| 2003年07月09日(水) |
彼女は自分のことを『クミチン』と呼んでいる |
ぼくの店に、クミチンという女性従業員がいる。 50歳前の普通の主婦なのだが、行動が少し変である。 最初の頃こそ、ぼくも普通に見ていたのだが、時間を追うごとに、彼女の偉大さがわかってきた。 また、それを裏付けるエピソードも耳にするようになった。

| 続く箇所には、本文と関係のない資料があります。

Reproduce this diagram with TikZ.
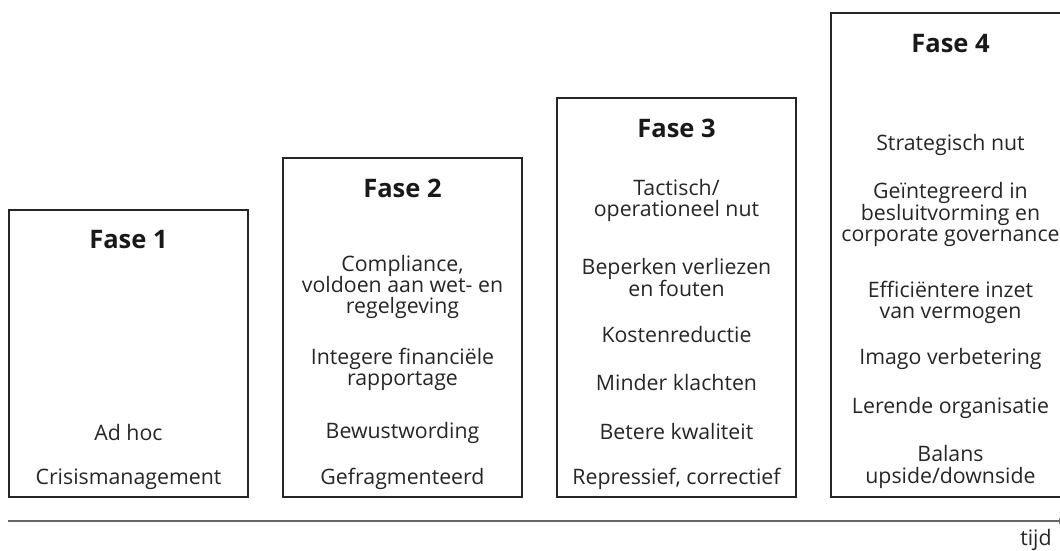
\documentclass[tikz,border=0pt]{standalone}
\usepackage{fontspec}
\setmainfont{Open Sans}
\usetikzlibrary{arrows.meta}
\tikzset{
  phasebox/.style={draw=black!85, line width=1.3pt, minimum width=239pt, inner sep=0pt},
  title/.style={font=\fontsize{25.5}{28}\selectfont\bfseries, inner sep=0pt, text=black!90},
  item/.style={font=\fontsize{21.3}{21.3}\selectfont, align=center, inner sep=0pt, text=black!85},
  axis/.style={draw=black!60, line width=1.8pt}
}
\begin{document}
\begin{tikzpicture}[x=1pt,y=-1pt]
\useasboundingbox (0,0) rectangle (1060,550);
\clip (0,0) rectangle (1060,550);
% boxes
\node[phasebox, minimum height=287pt] (b1) at (128.5,353.5) {};
\node[phasebox, minimum height=339pt] (b2) at (402.5,327.5) {};
\node[phasebox, minimum height=399pt] (b3) at (676.5,297.5) {};
\node[phasebox, minimum height=484pt] (b4) at (950.5,255) {};
% box 1
\node[title] (t1) at (128.5,240) {Fase 1};
\node[item] (a1) at (128.5,433) {Ad hoc};
\node[item] (a2) at (128.5,479) {Crisismanagement};
% box 2
\node[title] (t2) at (402.5,188) {Fase 2};
\node[item] (c1) at (402.5,287) {Compliance,\\voldoen aan wet- en\\regelgeving};
\node[item] (c2) at (402.5,369.5) {Integere financiële\\rapportage};
\node[item] (c3) at (402.5,433) {Bewustwording};
\node[item] (c4) at (402.5,479) {Gefragmenteerd};
% box 3
\node[title] (t3) at (676.5,128) {Fase 3};
\node[item] (d1) at (676.5,200.5) {Tactisch/\\operationeel nut};
\node[item] (d2) at (676.5,277.5) {Beperken verliezen\\en fouten};
\node[item] (d3) at (676.5,335) {Kostenreductie};
\node[item] (d4) at (676.5,383) {Minder klachten};
\node[item] (d5) at (676.5,432) {Betere kwaliteit};
\node[item] (d6) at (676.5,479) {Repressief, correctief};
% box 4
\node[title] (t4) at (950.5,44) {Fase 4};
\node[item] (e1) at (950.5,145) {Strategisch nut};
\node[item] (e2) at (950.5,214.5) {Geïntegreerd in\\besluitvorming en\\corporate governance};
\node[item] (e3) at (950.5,302.5) {Efficiëntere inzet\\van vermogen};
\node[item] (e4) at (950.5,359) {Imago verbetering};
\node[item] (e5) at (950.5,408) {Lerende organisatie};
\node[item] (e6) at (950.5,467) {Balans\\upside/downside};
% axis
\coordinate (axs) at (8,521);
\coordinate (axe) at (1066,521);
\draw[axis, -{Latex[length=7pt,width=6pt]}] (axs) -- (axe);
\node[item] (tijd) at (1036,540) {tijd};
\end{tikzpicture}
\end{document}
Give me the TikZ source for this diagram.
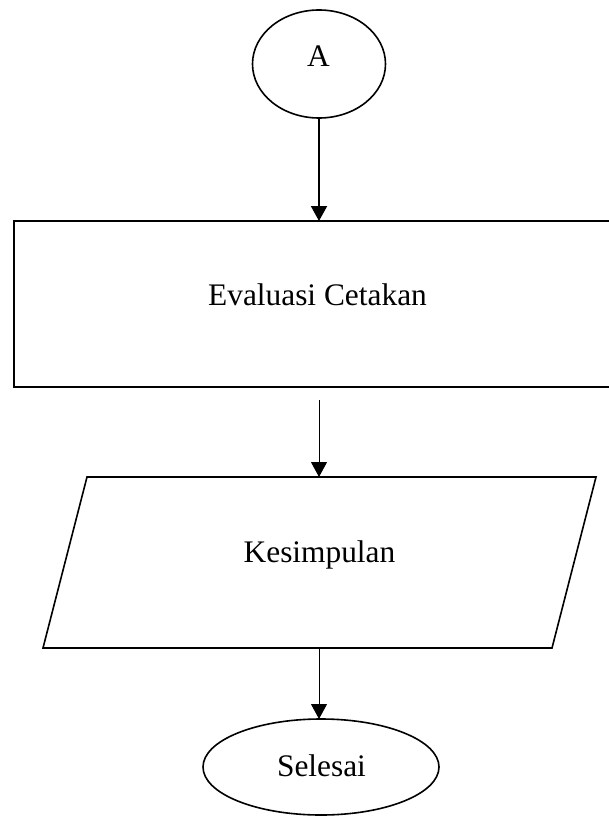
\documentclass[tikz,border=0pt]{standalone}
\usepackage{fontspec}
\setmainfont{Liberation Serif}
\usetikzlibrary{shapes.geometric,arrows.meta,calc}
\begin{document}
\begin{tikzpicture}[x=1bp,y=-1bp,
  shapeline/.style={draw=black, line width=1.6bp, inner sep=0pt, outer sep=0pt},
  ovalbox/.style={shapeline, ellipse},
  procbox/.style={draw=black, line width=2.4bp, rectangle, inner sep=0pt, outer sep=0pt},
  iopath/.style={draw=black, line width=1.6bp, line join=miter},
  lbl/.style={font=\fontsize{31.5}{36}\selectfont, inner sep=0pt, anchor=base},
  conthick/.style={line width=2bp, -{Triangle[length=15bp,width=16bp]}},
  conthin/.style={line width=1bp, -{Triangle[length=15bp,width=16bp]}}
]
\useasboundingbox (0,0) rectangle (609,816);
\fill[white] (0,0) rectangle (609,816);

\node[ovalbox, minimum width=133bp, minimum height=108bp] (a) at (319,64) {};
\node[lbl] (ta) at (318.5,67) {A};

\node[procbox, minimum width=600bp, minimum height=166bp] (eval) at (314,304) {};
\node[lbl] (teval) at (317.5,305) {Evaluasi Cetakan};

\coordinate (s2) at (319,400);
\coordinate (k1) at (87,477);
\coordinate (k2) at (596,477);
\coordinate (k3) at (552,648);
\coordinate (k4) at (43,648);
\coordinate (kt) at (319,477);
\coordinate (kb) at (319,648);
\draw[iopath] (k1) -- (k2) -- (k3) -- (k4) -- cycle;
\node[lbl] (tkes) at (319.5,562) {Kesimpulan};

\node[ovalbox, minimum width=236bp, minimum height=96bp] (sel) at (321,767) {};
\node[lbl] (tsel) at (321.5,776) {Selesai};

\draw[conthick] (a.south) -- (a.south |- eval.north);
\draw[conthin] (s2) -- (kt);
\draw[conthin] (kb) -- (kb |- sel.north);
\end{tikzpicture}
\end{document}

ある時、クミチンが「半額だった」と言って、隣のスーパーでペットボトル入りのジュースを10本近く買ってきた。 車もないのに、どうやって持って帰るのかと思っていると、「重たいから、今日は持って帰れない。明日持って帰ろう」と言い、会社に置いて帰った。 ところが翌日、そのジュースをアルバイトの学生に「飲んで下さい」と1本ずつ配ったという。 全員に配り終えた後、クミチンは一言言った。 「ああ、これで軽くなった」
改装の時、ぼくの売場を手伝ってもらった。 「Hさん(クミチンのこと)は、まずこの列の商品の清掃をやって下さい」 この列とは、わずか什器8台分である。 長さにすると、7メートル足らず。 クミチンは無表情にうなずき、清掃を始めた。 1時間後、クミチンは最初の什器にの商品を磨いていた。 2時間後、クミチンはまだ最初の什器の商品を磨いていた。 3時間後、クミチンの相棒は、早くも2列目に取りかかっていた。 クミチンはというと、やっと2台目の什器にさしかかったところだった。 4時間後、休憩。 5時間後、クミチンはまだ2台目をやっていた。 6時間後、ようやく3台目に入ったクミチンは、居眠りを始めた。 7時間後、クミチンの相棒は、すでに3列目に入っている。 クミチンは、まだ3台目をやっていた。 8時間後、「残りは明日しまーす」と言って、帰っていった。 その日クミチンが磨いた商品は、什器3台分だった。
リニューアル・オープンの時、化粧品の宣伝販売をやっていた。 「今日は半額です」という声を聞いたクミチンは、仕事中からそわそわし、「仕事が終わったら、行かないけん」と言っていた。 仕事が終わり、私服に着替えると、クミチンは一目散に化粧品売場に走って行った。 目の色が違っていた。 そこに集まったお客さんは、笑顔で宣伝販売の兄ちゃんの言うことを聞いていた。 しかし、クミチンは違った。 がっしりとした体を左右に揺らしながら、兄ちゃんを食い入るように見つめていた。 「みなさん、手を出して下さい」と言う兄ちゃんの声に反応したクミチンは、後ろのほうから体を乗り出して、一番前に手を突き出した。 あいかわらず、真剣な表情である。 そこで化粧品を手に塗ってもらっていたが、クミチンは満足そうな顔をしていた。
ある日、ぼくの売場のそばをクミチンが歩いていた。 何をしているのだろうと、少し離れたところから見ていると、クミチンは突然立ち止まり、右側を向いた。 どうやら、そこにある商品が気になっている様子だった。 ほどなく動き出したが、やはりその商品が気になっているようで、そちらを見ながら歩いていた。 その時だった。 他のお客さんとぶつかってしまったのだ。 ハッとしたクミチンは、慌てて「すいません」と謝った。 が、あいかわらず顔は右を向いたままだった。
今日のこと。 仕事中にクミチンは、足を床にとんとんと叩きつけていた。 何をやっているのだろうと見ていると、突然クミチンは靴を履いたまま靴下の中に手を入れた。 そして、掻きだした。 どうやら、クミチンは足の裏が痒かったようだ。 しかし普通足が痒い時、それが仕事中といえども、靴を脱いで、靴下の上から掻くものである。 上記のような難しい動作をする人も珍しい。 さすがクミチンである。
ところで、今日の日記のことは、クミチンには何も言ってない。 クミチンのことを知っている人、内緒にしといて下さい。